Written task: From the entries below, reproduce exactly the lines from the one with "Write a Python" through the one with "import plotly.graph_objects as go", both included, without images.
* * *
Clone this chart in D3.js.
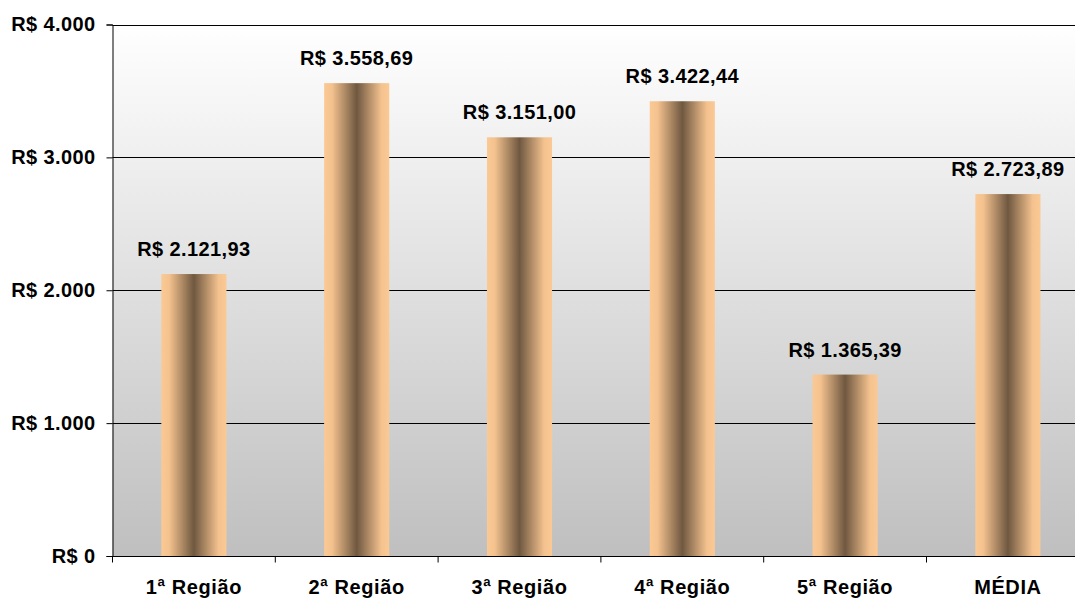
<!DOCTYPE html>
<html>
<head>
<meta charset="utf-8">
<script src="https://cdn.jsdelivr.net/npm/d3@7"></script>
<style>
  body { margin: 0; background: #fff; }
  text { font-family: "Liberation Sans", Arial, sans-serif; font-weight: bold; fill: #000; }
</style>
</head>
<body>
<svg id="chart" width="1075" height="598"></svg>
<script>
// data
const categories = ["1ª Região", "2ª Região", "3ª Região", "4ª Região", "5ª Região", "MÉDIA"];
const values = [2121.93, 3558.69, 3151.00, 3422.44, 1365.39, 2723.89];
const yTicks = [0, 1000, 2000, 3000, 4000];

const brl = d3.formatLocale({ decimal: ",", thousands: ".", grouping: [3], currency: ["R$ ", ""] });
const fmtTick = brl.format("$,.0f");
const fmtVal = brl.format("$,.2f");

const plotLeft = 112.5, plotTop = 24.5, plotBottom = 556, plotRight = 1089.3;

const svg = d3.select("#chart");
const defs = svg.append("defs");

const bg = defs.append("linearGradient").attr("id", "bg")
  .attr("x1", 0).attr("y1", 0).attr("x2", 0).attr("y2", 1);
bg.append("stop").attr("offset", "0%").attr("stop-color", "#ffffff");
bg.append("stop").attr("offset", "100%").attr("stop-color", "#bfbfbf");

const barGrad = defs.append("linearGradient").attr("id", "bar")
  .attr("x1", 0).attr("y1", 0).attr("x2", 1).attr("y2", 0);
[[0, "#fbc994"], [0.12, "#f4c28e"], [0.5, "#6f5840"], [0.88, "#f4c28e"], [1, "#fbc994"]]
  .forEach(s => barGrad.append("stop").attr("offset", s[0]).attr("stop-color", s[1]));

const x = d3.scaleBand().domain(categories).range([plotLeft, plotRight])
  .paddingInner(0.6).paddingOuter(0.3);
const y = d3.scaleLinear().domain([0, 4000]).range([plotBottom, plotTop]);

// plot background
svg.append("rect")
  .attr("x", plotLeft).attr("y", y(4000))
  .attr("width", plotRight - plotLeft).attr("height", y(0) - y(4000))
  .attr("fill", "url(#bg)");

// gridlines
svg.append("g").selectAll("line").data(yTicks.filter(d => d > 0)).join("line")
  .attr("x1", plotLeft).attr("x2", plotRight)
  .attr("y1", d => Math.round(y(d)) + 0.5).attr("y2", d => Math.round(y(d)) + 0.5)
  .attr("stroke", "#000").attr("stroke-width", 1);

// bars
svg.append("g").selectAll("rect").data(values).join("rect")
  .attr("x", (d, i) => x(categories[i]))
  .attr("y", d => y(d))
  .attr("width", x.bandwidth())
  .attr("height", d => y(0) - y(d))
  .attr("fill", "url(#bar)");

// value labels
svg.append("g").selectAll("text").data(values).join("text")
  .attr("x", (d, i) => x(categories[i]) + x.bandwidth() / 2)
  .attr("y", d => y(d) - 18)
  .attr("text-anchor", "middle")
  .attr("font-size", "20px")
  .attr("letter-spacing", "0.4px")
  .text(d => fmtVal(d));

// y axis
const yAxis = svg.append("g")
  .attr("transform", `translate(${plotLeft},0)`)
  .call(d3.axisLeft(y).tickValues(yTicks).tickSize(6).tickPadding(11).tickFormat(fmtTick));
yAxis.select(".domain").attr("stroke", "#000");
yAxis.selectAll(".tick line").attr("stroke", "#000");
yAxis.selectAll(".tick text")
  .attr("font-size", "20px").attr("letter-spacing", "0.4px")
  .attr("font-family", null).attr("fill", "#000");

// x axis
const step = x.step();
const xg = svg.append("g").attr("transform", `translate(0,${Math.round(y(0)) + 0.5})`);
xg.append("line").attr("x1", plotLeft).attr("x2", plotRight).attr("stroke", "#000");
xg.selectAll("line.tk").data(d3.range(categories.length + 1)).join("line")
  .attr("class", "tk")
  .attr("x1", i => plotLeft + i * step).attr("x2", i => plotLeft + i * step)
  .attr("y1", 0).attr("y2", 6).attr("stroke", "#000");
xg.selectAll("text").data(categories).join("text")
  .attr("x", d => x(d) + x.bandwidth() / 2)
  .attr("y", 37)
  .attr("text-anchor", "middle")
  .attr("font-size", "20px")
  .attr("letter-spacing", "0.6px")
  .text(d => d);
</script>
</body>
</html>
* * *
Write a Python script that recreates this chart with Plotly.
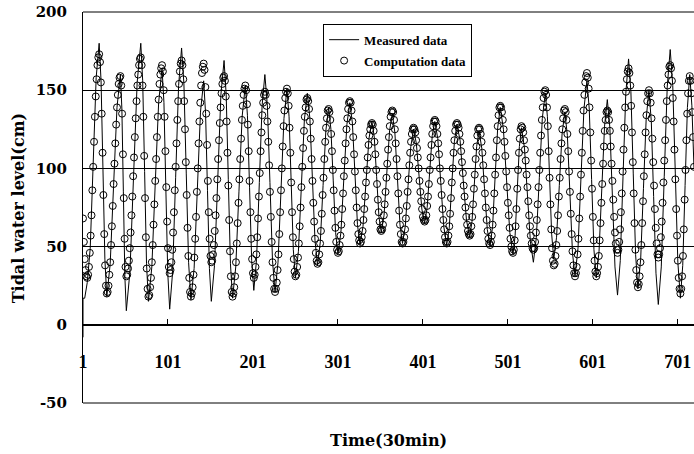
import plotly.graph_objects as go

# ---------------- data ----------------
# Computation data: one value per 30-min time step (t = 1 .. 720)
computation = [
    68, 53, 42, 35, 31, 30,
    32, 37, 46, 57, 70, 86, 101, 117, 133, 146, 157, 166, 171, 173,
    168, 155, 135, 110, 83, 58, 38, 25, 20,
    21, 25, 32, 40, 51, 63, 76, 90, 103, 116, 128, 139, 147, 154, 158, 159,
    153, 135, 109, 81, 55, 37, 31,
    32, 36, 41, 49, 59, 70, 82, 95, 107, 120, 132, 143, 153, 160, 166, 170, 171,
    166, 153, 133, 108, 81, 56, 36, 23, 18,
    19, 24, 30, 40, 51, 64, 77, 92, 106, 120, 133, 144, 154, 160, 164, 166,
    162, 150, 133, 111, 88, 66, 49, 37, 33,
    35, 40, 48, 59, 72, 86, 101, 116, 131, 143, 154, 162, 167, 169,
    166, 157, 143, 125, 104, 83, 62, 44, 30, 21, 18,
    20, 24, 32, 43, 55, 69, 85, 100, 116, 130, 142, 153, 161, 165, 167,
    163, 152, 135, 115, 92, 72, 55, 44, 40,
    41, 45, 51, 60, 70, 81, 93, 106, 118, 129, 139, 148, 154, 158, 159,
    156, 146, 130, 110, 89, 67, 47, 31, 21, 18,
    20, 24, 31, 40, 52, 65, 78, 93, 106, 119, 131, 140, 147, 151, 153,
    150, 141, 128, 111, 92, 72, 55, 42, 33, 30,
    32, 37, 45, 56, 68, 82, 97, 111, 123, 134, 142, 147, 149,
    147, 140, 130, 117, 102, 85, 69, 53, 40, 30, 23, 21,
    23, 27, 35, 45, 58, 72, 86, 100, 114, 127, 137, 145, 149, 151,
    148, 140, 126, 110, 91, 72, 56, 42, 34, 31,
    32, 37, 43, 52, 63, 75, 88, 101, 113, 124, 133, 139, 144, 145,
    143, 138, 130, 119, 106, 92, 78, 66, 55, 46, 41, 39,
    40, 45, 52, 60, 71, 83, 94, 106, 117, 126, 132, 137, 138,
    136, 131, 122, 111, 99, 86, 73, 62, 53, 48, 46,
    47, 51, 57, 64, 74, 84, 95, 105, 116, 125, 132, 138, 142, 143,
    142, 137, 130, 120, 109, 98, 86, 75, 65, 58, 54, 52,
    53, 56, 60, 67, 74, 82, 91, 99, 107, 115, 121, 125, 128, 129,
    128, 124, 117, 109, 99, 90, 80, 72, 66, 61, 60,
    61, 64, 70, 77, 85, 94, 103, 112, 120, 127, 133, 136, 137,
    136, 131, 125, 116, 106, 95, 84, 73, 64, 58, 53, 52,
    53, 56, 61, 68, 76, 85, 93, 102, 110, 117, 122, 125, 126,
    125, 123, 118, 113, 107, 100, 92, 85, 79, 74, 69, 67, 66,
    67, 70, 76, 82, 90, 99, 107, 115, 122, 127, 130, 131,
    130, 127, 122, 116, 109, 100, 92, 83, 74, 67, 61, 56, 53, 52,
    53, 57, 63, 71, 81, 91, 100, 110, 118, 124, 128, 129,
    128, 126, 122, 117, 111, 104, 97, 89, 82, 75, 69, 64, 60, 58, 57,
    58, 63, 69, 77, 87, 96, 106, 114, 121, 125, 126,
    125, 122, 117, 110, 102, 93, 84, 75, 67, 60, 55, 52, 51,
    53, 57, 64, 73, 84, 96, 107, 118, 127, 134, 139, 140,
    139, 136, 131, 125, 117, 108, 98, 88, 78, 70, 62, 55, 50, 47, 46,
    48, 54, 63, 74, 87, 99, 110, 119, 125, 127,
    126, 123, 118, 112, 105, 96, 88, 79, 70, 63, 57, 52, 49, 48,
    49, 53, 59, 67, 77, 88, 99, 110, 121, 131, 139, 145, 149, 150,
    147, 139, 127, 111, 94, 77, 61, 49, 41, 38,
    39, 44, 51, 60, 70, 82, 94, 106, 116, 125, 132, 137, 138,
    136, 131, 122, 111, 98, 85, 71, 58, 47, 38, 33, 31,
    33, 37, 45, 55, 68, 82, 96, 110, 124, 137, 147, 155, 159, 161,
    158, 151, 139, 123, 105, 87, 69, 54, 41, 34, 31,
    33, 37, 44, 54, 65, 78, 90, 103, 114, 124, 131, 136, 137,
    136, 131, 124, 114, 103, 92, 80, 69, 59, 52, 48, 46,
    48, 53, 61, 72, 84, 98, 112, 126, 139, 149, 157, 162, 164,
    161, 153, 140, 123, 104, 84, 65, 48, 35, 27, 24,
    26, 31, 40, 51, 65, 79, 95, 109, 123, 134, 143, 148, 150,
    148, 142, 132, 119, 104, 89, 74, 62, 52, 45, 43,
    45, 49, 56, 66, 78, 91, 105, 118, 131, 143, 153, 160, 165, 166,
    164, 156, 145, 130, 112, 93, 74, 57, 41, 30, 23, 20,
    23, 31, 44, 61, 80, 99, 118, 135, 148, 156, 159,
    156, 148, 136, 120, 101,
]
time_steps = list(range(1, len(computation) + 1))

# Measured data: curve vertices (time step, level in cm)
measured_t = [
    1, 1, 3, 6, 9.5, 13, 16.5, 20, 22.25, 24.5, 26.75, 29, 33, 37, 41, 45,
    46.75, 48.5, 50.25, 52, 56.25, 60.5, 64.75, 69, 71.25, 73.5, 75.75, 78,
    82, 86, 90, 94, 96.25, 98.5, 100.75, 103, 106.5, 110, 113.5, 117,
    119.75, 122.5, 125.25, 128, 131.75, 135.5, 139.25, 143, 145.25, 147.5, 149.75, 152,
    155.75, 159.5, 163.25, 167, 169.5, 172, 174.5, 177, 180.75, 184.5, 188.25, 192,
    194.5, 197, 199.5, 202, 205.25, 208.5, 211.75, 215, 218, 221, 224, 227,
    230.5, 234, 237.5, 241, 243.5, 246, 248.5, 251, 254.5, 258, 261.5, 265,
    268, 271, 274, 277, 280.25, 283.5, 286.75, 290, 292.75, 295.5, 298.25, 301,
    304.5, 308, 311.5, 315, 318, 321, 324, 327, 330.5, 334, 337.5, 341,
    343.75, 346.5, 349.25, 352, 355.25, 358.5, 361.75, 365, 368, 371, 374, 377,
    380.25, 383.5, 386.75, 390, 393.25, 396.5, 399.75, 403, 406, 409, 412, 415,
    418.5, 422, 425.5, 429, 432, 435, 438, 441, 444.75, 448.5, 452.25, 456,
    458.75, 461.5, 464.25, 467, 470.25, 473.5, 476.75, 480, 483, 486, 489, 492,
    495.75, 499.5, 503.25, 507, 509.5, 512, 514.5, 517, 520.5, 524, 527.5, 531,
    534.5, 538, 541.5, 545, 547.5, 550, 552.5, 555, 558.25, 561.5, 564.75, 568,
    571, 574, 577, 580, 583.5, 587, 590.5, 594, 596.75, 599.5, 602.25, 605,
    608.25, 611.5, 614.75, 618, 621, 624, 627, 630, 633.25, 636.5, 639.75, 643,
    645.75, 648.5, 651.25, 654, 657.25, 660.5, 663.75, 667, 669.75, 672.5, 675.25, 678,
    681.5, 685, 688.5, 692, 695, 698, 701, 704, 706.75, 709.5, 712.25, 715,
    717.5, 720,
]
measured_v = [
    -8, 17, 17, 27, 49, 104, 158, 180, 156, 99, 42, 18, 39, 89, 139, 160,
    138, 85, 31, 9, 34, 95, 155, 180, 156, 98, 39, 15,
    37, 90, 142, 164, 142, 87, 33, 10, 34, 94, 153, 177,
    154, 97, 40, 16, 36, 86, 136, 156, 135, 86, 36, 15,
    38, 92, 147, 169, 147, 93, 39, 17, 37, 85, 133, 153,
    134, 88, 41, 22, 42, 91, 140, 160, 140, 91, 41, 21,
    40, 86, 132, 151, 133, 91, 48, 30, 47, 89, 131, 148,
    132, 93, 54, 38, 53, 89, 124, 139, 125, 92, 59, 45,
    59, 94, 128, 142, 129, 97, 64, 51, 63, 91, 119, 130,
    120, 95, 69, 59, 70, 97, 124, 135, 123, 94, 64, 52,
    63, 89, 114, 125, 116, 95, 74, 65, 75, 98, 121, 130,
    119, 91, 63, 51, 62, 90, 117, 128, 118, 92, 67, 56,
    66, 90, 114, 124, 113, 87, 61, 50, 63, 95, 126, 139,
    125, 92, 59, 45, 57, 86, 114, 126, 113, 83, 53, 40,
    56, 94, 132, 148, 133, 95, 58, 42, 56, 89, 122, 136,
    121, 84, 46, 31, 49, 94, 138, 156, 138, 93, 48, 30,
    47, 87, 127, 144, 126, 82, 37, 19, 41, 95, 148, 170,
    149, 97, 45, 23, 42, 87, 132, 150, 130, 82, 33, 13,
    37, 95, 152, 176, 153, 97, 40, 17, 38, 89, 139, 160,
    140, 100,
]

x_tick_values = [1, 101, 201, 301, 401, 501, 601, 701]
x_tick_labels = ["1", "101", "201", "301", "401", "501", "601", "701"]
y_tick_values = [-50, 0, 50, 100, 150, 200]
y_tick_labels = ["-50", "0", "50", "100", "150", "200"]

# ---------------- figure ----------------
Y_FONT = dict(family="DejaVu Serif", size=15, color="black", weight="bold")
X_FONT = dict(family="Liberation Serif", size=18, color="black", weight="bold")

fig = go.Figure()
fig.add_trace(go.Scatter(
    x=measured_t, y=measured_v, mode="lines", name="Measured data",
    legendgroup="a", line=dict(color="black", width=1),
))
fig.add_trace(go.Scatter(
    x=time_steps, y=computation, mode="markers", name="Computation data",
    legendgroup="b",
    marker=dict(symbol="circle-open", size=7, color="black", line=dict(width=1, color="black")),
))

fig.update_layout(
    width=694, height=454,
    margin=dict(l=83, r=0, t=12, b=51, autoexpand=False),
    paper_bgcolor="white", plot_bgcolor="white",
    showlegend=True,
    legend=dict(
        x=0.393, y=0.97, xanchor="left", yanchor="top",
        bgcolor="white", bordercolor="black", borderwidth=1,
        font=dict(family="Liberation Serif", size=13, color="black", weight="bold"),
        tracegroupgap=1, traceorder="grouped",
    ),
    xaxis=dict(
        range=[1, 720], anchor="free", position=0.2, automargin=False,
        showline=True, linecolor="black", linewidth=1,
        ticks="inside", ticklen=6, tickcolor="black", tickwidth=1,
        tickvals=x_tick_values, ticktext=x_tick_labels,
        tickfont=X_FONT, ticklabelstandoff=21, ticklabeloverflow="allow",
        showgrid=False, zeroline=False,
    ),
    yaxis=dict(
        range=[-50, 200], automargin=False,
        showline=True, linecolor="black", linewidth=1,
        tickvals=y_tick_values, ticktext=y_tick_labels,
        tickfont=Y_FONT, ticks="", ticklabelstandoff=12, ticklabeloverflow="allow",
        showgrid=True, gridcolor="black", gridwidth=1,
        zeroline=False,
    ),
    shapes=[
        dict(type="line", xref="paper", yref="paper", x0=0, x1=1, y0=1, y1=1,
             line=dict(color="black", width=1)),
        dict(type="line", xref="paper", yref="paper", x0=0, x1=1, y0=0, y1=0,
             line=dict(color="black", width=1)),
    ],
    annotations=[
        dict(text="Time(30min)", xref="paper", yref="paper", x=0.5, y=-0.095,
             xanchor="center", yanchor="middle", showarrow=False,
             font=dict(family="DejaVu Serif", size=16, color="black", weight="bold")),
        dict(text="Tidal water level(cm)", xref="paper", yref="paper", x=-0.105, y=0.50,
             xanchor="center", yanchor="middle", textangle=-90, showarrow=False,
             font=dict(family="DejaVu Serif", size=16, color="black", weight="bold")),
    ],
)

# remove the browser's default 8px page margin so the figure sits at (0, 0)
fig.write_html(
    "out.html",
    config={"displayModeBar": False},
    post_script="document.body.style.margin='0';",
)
* * *
Completed task:
Write a Python script that recreates this chart with Plotly.
import plotly.graph_objects as go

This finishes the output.